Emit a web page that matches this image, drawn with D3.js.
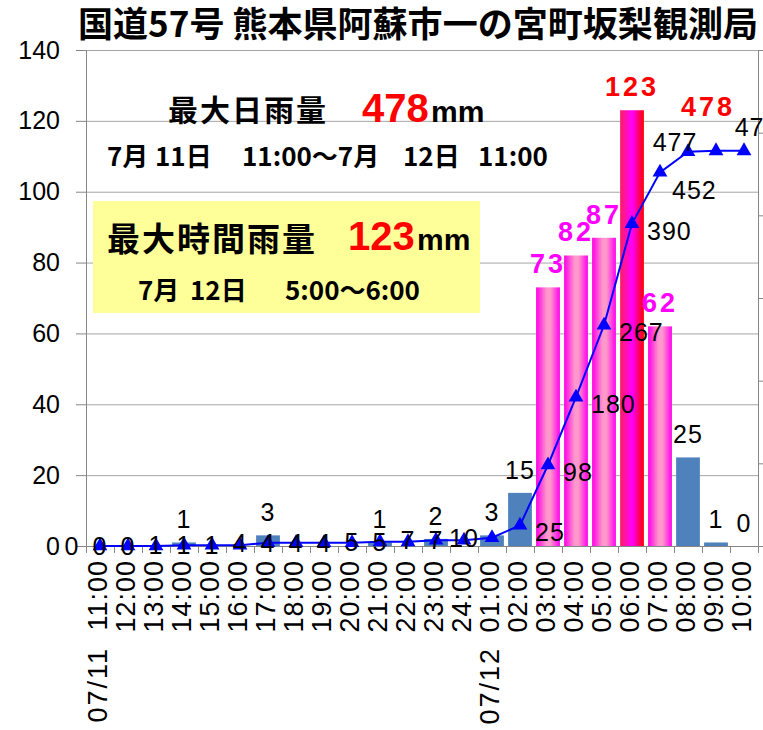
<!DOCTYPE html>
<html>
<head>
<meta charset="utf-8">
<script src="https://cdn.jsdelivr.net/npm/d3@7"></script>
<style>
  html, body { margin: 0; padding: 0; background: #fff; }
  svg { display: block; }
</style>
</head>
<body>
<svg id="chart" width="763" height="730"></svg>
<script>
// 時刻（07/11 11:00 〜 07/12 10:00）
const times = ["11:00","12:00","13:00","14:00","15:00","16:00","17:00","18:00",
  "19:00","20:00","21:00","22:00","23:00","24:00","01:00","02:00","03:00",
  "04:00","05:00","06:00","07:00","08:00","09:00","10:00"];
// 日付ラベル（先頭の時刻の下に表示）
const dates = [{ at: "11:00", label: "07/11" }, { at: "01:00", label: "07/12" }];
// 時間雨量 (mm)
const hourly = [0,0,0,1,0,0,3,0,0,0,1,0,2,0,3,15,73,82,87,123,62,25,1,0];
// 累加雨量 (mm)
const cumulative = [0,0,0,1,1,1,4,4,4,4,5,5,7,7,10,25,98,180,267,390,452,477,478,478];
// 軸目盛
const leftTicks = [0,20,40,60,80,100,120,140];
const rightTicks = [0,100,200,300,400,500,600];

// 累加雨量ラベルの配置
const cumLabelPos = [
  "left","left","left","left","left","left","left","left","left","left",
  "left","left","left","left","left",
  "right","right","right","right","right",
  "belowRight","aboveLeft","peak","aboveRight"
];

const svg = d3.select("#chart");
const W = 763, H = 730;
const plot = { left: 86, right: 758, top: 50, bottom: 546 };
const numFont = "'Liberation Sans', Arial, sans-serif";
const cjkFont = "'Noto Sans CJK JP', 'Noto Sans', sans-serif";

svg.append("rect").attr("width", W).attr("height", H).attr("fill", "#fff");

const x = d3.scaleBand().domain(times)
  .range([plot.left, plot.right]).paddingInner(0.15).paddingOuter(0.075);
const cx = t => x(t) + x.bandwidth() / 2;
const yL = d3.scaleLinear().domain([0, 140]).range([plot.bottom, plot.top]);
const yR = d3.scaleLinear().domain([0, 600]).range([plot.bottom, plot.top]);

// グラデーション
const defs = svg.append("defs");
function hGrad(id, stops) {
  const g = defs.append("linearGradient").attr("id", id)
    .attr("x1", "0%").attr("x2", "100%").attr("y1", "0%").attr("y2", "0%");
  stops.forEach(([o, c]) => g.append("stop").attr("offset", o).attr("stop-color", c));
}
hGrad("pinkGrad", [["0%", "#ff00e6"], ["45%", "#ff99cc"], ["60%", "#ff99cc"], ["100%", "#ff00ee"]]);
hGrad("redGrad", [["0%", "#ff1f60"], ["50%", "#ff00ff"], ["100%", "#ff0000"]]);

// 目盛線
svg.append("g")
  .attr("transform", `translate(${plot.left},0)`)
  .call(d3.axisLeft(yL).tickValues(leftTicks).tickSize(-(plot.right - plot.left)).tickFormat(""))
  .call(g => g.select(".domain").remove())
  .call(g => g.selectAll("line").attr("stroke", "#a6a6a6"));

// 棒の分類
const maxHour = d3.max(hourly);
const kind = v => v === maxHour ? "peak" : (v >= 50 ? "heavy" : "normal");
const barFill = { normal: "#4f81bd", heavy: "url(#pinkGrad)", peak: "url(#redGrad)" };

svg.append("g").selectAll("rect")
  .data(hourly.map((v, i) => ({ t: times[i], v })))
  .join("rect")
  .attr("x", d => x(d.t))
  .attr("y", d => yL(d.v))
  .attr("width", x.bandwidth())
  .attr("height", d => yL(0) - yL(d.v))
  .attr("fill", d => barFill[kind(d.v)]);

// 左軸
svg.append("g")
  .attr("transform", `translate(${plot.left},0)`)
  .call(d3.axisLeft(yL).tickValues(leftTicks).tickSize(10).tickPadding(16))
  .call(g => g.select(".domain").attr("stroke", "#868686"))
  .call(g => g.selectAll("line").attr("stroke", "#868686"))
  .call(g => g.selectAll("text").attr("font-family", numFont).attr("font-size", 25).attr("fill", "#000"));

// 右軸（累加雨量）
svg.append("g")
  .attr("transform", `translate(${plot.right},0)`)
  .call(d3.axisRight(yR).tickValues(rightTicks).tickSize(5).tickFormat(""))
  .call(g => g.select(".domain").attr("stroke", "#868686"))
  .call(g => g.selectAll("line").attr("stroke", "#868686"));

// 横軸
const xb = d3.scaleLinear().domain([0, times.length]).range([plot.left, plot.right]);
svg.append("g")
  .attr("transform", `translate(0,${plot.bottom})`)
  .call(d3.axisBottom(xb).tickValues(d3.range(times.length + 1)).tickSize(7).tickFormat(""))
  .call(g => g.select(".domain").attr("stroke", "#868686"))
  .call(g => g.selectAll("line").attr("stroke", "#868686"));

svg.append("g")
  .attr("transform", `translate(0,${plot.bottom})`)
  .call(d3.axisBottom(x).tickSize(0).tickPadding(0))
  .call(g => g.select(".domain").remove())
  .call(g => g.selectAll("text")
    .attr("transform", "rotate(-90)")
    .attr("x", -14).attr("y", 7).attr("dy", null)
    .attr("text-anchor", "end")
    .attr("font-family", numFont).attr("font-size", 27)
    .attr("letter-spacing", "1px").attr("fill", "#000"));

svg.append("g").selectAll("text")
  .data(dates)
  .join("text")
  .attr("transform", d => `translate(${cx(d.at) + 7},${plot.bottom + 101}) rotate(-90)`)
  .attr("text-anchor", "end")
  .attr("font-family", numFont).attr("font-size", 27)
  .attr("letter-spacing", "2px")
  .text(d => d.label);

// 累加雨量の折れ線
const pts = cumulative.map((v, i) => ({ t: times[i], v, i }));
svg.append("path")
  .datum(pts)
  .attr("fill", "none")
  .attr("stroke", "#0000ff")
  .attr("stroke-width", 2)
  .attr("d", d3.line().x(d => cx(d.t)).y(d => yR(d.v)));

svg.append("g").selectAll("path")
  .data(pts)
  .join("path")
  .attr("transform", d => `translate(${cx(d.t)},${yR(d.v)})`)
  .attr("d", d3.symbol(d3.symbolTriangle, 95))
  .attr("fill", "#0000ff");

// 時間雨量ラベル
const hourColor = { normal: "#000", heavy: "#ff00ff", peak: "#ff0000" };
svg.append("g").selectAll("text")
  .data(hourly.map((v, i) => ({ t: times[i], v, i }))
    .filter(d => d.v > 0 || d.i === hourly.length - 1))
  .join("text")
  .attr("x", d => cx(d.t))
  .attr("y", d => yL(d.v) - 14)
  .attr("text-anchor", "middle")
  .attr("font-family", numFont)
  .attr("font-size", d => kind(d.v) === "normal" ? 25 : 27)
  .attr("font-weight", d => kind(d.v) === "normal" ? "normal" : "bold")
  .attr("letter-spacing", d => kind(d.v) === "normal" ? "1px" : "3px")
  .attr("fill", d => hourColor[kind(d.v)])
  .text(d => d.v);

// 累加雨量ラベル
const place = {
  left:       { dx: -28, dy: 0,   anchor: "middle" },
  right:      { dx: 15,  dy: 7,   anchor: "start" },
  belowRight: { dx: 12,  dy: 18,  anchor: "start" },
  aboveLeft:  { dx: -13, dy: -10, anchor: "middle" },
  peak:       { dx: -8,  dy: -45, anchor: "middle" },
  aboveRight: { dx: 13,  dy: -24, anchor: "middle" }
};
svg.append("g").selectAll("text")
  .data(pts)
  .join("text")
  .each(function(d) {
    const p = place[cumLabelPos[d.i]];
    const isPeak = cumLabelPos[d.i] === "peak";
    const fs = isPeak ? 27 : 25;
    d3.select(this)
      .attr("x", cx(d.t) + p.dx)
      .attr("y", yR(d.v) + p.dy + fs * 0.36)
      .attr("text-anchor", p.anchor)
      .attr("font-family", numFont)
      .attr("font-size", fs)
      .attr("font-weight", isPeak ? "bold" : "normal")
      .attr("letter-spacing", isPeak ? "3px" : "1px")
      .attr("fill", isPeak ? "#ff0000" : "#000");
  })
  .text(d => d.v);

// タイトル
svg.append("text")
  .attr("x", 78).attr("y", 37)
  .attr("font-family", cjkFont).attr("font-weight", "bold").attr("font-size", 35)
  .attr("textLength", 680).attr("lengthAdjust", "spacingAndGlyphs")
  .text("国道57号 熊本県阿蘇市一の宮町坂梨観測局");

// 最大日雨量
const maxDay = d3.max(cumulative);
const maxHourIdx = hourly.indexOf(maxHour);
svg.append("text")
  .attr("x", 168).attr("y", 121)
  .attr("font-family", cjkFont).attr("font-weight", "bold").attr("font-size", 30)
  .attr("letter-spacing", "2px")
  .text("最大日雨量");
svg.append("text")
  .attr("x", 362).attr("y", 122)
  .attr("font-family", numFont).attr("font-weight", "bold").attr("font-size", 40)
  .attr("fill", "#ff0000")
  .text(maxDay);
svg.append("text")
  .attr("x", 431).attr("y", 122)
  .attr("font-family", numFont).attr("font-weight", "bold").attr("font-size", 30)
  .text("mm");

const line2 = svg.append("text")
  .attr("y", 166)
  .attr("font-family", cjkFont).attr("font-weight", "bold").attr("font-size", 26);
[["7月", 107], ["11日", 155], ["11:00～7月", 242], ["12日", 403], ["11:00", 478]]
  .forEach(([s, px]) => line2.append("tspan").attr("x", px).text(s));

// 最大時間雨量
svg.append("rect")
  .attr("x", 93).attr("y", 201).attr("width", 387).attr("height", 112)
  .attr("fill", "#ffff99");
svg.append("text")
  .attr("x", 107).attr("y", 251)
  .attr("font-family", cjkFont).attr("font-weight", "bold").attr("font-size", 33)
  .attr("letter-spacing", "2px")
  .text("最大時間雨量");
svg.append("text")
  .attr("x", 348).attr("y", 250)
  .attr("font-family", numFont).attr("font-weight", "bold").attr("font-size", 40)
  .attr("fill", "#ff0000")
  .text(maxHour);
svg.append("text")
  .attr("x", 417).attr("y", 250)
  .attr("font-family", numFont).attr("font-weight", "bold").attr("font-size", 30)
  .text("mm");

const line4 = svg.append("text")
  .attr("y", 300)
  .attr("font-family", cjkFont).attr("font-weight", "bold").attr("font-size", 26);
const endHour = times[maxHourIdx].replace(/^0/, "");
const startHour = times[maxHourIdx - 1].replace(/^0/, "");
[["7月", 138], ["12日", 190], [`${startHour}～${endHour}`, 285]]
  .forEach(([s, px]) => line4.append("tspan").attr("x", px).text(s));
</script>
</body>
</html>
○ ○ ○ ○
## Given task
Identify every line above that includes the word "this", and show those lines.

## Answer in full
Emit a web page that matches this image, drawn with D3.js.
    d3.select(this)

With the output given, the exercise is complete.